Maybe depends on where you live. GP's experience rings true after living in SF for a decade. I've had a friend get punched in broad daylight by a homeless person, black eye and everything, and the cops responded "what do you want me to do?" Also know many startups with offices broken into, laptops stolen. Cops show up 4 hours later and say they probably won't recover the goods. When asked if camera footage would have helped, the answer is no - but you can stick up some fake ones as a deterrent.
So what do you want them to do? Interview every homeless person to find the culprit? What's the practical solution using reasonable resources?

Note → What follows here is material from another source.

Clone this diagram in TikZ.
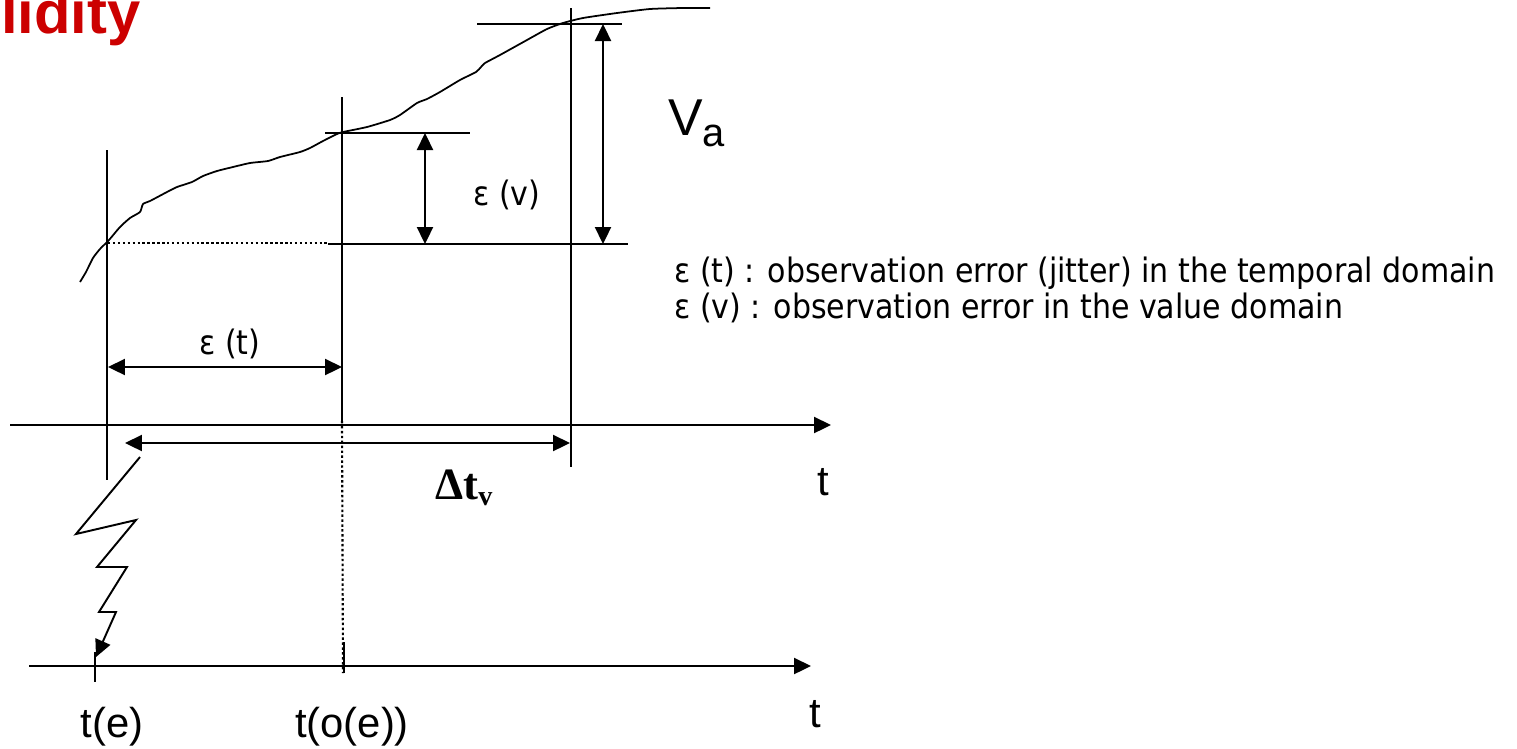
\documentclass[tikz,border=0pt]{standalone}
\usepackage{fontspec}
\setmainfont{Liberation Sans}
\newfontfamily\timesfont{Liberation Serif}
\newfontfamily\legendfont{DejaVu Sans}
\usetikzlibrary{arrows.meta}
\definecolor{titlered}{RGB}{204,0,0}
\newcommand{\tallish}[1]{\scalebox{1}[1.12]{#1}}
\begin{document}
\begin{tikzpicture}[x=0.02cm,y=-0.02cm,
  ln/.style={line width=1.3pt},
  thin curve/.style={line width=1pt},
  tipA/.tip={Triangle[length=0.34cm,width=0.32cm]},
  dimarrow/.style={line width=1.3pt,tipA-tipA},
  onearrow/.style={line width=1.3pt,-tipA},
  dotline/.style={line width=1.2pt,dash pattern=on 1.4pt off 1.4pt},
  lbl/.style={inner sep=0pt,font=\fontsize{23.8pt}{26pt}\selectfont},
  leg/.style={inner sep=0pt,font=\legendfont\fontsize{17.1pt}{20pt}\selectfont},
]
\useasboundingbox (0,0) rectangle (1517,748);
\clip (0,0) rectangle (1517,748);

% title (cut at the left edge)
\node[inner sep=0pt,anchor=base east,text=titlered,font=\bfseries\fontsize{34pt}{36pt}\selectfont] (title) at (141,33) {lidity};

% coordinates
\coordinate (L1) at (107,150); \coordinate (L2) at (107,480);
\coordinate (M1) at (342,97);  \coordinate (M2) at (342,421);
\coordinate (R1) at (571,8);   \coordinate (R2) at (571,467);
\coordinate (A0) at (10,425);  \coordinate (A1) at (831,425);
\coordinate (B0) at (29,666);  \coordinate (B1) at (811,666);
\coordinate (H1a) at (477,24); \coordinate (H1b) at (622,24);
\coordinate (H2a) at (325,133);\coordinate (H2b) at (470,133);
\coordinate (H3a) at (328,244);\coordinate (H3b) at (628,244);
\coordinate (D0) at (108,243); \coordinate (D1) at (328,243);
\coordinate (EV0) at (425,133);\coordinate (EV1) at (425,244);
\coordinate (VA0) at (603,24); \coordinate (VA1) at (603,244);
\coordinate (ET0) at (108,367);\coordinate (ET1) at (342,367);
\coordinate (DT0) at (125,443);\coordinate (DT1) at (570,443);
\coordinate (TE0) at (95,652); \coordinate (TE1) at (95,682);
\coordinate (TO0) at (344,642);\coordinate (TO1) at (344,673);
\coordinate (DV1) at (343,673);
\coordinate (Z0) at (140,457); \coordinate (Z1) at (76,534);
\coordinate (Z2) at (136,520); \coordinate (Z3) at (97,567);
\coordinate (Z4) at (127,567); \coordinate (Z5) at (99,612);
\coordinate (Z6) at (116,612); \coordinate (Z7) at (96,657);

% value curve
\draw[thin curve] plot[smooth,tension=0.35] coordinates {
 (80,282) (86,272) (93,258) (100,249) (109,240) (120,227) (130,218) (140,212)
 (143,204) (150,201) (167,192) (177,187) (192,182) (203,176) (217,171) (233,167)
 (250,163) (268,161) (280,157) (300,152) (310,148) (323,141) (337,134) (343,132)
 (367,127) (390,120) (400,115) (417,103) (427,99) (440,92) (460,80) (476,72)
 (481,67) (485,63) (500,55) (527,40) (547,29) (563,23) (583,18) (617,13)
 (650,9) (683,8) (710,8)};

% verticals
\draw[ln] (L1) -- (L2);
\draw[ln] (M1) -- (M2);
\draw[ln] (R1) -- (R2);
\draw[dotline] (M2) -- (DV1);

% horizontal reference lines
\draw[ln] (H1a) -- (H1b);
\draw[ln] (H2a) -- (H2b);
\draw[ln] (H3a) -- (H3b);
\draw[dotline] (D0) -- (D1);

% dimension arrows
\draw[dimarrow] (EV0) -- (EV1);
\draw[dimarrow] (VA0) -- (VA1);
\draw[dimarrow] (ET0) -- (ET1);
\draw[dimarrow] (DT0) -- (DT1);

% axes
\draw[onearrow] (A0) -- (A1);
\draw[onearrow] (B0) -- (B1);
\draw[ln] (TE0) -- (TE1);
\draw[ln] (TO0) -- (TO1);

% lightning arrow
\draw[line width=1.1pt,-tipA] (Z0) -- (Z1) -- (Z2) -- (Z3) -- (Z4) -- (Z5) -- (Z6) -- (Z7);

% labels
\node[lbl,anchor=base] (te) at (112,737) {t(e)};
\node[lbl,anchor=base] (toe) at (352,737) {t(o(e))};
\node[lbl,anchor=base] (t1) at (823,495) {t};
\node[lbl,anchor=base] (t2) at (815,727) {t};
\node[inner sep=0pt,anchor=base west] (va) at (668,135)
  {\fontsize{29.5pt}{32pt}\selectfont V\raisebox{-6.8pt}{\fontsize{22.7pt}{24pt}\selectfont a}};
\node[inner sep=0pt,anchor=base west,font=\timesfont\bfseries\fontsize{25.5pt}{27pt}\selectfont] (dtv) at (435,499)
  {Δt\raisebox{-3.6pt}{\fontsize{16pt}{17pt}\selectfont v}};
\node[leg,anchor=base] (et) at (230,354) {\tallish{ε (t)}};
\node[leg,anchor=base] (ev) at (507,205) {\tallish{ε (v)}};
\node[leg,anchor=base west] (leg1) at (674,282) {\tallish{ε (t) : observation error (jitter) in the temporal domain}};
\node[leg,anchor=base west] (leg2) at (674,318) {\tallish{ε (v) : observation error in the value domain}};
\end{tikzpicture}
\end{document}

Also most of the problems are due to a lack of prosecution (in the SF area). Police can't do much if criminals just get immediately released without consequence.
We could both give a description of the person, location where it happened, and there were many witnesses. Typical stuff cops ask on TV. I'm not face blind to homeless people.
TV isn't anything like real life. Was there photo or video surveillance? If not, how good was the description? Was the perpetrator still near the location? How many people do you need to search to find a match? How many cops and how much time do you expect to be assigned to this?
Like I said, even if the police do find and arrest this person, it's still up to the courts to prosecute. It's a lot of work between the court proceedings with testimonies and evaluations to get a conviction. Some regions like California are very reluctant to bring charges and just release them instead, which is why police will avoid dealing with the matter in the first place.
I am not sure what you are arguing for. We should not have asked a police for help because we should have known that their job is hard to do efficiently and their workplace contains office politics?
That's their problem, not mine. As far as I'm concerned, police should do what they say they do on the tin. What happened was my friend got punched in the face and what we wanted was for the police to at least make it appear like they were interested in reducing the ambient amount of face punchings in their jurisdiction.
I'm arguing against the many comments in this thread that called the police a "worthless institution" because of some anecdotes, which is analogous to saying "sql is slow" because you particular query is slow; instead both subjects require thought about realistic scenarios and expectations to understand why things are the way they are.
> "appear like they were interested"
They're interested but they're not there to appease. As I already said several times before, police need laws and courts to back them up or their work is ineffective. You should contact your maylor and local DA about why that jurisdiction has so many face punchings by the homeless in the first place.